## [Exercise]
Restate the material word for word and leave out anything that is a picture.

## Begin Provided data

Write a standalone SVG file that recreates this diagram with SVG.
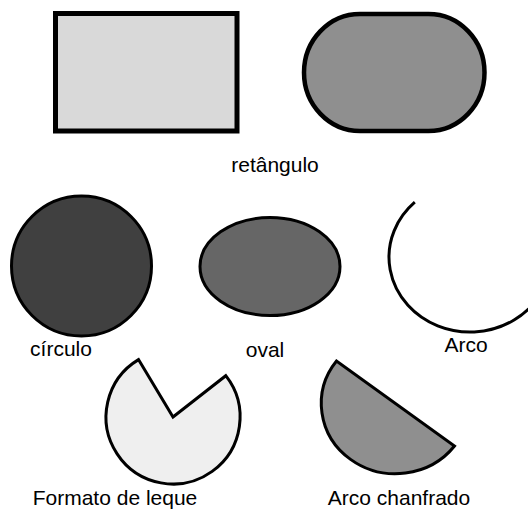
<svg xmlns="http://www.w3.org/2000/svg" width="528" height="510" viewBox="0 0 528 510">
<style>
  .shape { stroke: #000; stroke-width: 3; stroke-linejoin: miter; }
  .lbl { font-family: "Liberation Sans", Arial, sans-serif; font-size: 21px; fill: #000; text-anchor: middle; }
</style>
<rect x="0" y="0" width="528" height="510" fill="#fff"/>
<g id="retangulo">
  <rect class="shape" x="55.5" y="13.5" width="181.5" height="117.5" fill="#d9d9d9" style="stroke-width:5"/>
</g>
<g id="retangulo-arredondado">
  <rect class="shape" x="304" y="14" width="180.5" height="117" rx="56" ry="58.5" fill="#8f8f8f" style="stroke-width:4.5"/>
</g>
<text class="lbl" x="275" y="172">retângulo</text>
<g id="circulo">
  <circle class="shape" cx="81.5" cy="266" r="70" fill="#404040"/>
  <text class="lbl" x="61" y="356">círculo</text>
</g>
<g id="oval">
  <ellipse class="shape" cx="270" cy="266.5" rx="70" ry="49" fill="#666666"/>
  <text class="lbl" x="265" y="357">oval</text>
</g>
<g id="arco">
  <path class="shape" d="M 414.8 202.2 A 81 75 0 1 0 551 257" fill="none"/>
  <text class="lbl" x="466" y="352">Arco</text>
</g>
<g id="leque">
  <path class="shape" d="M 173 417 L 225.8 375.7 A 67 67 0 1 1 138.5 359.6 Z" fill="#efefef"/>
  <text class="lbl" x="115" y="505">Formato de leque</text>
</g>
<g id="arco-chanfrado">
  <path class="shape" d="M 336.5 361 A 74 70 0 1 0 454.5 446 Z" fill="#8f8f8f"/>
  <text class="lbl" x="399" y="505">Arco chanfrado</text>
</g>
</svg>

## End Provided data

## [Response to this task]
Write a standalone SVG file that recreates this diagram with SVG.
<svg xmlns="http://www.w3.org/2000/svg" width="528" height="510" viewBox="0 0 528 510">
<style>
  .shape { stroke: #000; stroke-width: 3; stroke-linejoin: miter; }
  .lbl { font-family: "Liberation Sans", Arial, sans-serif; font-size: 21px; fill: #000; text-anchor: middle; }
</style>
<rect x="0" y="0" width="528" height="510" fill="#fff"/>
<g id="retangulo">
  <rect class="shape" x="55.5" y="13.5" width="181.5" height="117.5" fill="#d9d9d9" style="stroke-width:5"/>
</g>
<g id="retangulo-arredondado">
  <rect class="shape" x="304" y="14" width="180.5" height="117" rx="56" ry="58.5" fill="#8f8f8f" style="stroke-width:4.5"/>
</g>
<text class="lbl" x="275" y="172">retângulo</text>
<g id="circulo">
  <circle class="shape" cx="81.5" cy="266" r="70" fill="#404040"/>
  <text class="lbl" x="61" y="356">círculo</text>
</g>
<g id="oval">
  <ellipse class="shape" cx="270" cy="266.5" rx="70" ry="49" fill="#666666"/>
  <text class="lbl" x="265" y="357">oval</text>
</g>
<g id="arco">
  <path class="shape" d="M 414.8 202.2 A 81 75 0 1 0 551 257" fill="none"/>
  <text class="lbl" x="466" y="352">Arco</text>
</g>
<g id="leque">
  <path class="shape" d="M 173 417 L 225.8 375.7 A 67 67 0 1 1 138.5 359.6 Z" fill="#efefef"/>
  <text class="lbl" x="115" y="505">Formato de leque</text>
</g>
<g id="arco-chanfrado">
  <path class="shape" d="M 336.5 361 A 74 70 0 1 0 454.5 446 Z" fill="#8f8f8f"/>
  <text class="lbl" x="399" y="505">Arco chanfrado</text>
</g>
</svg>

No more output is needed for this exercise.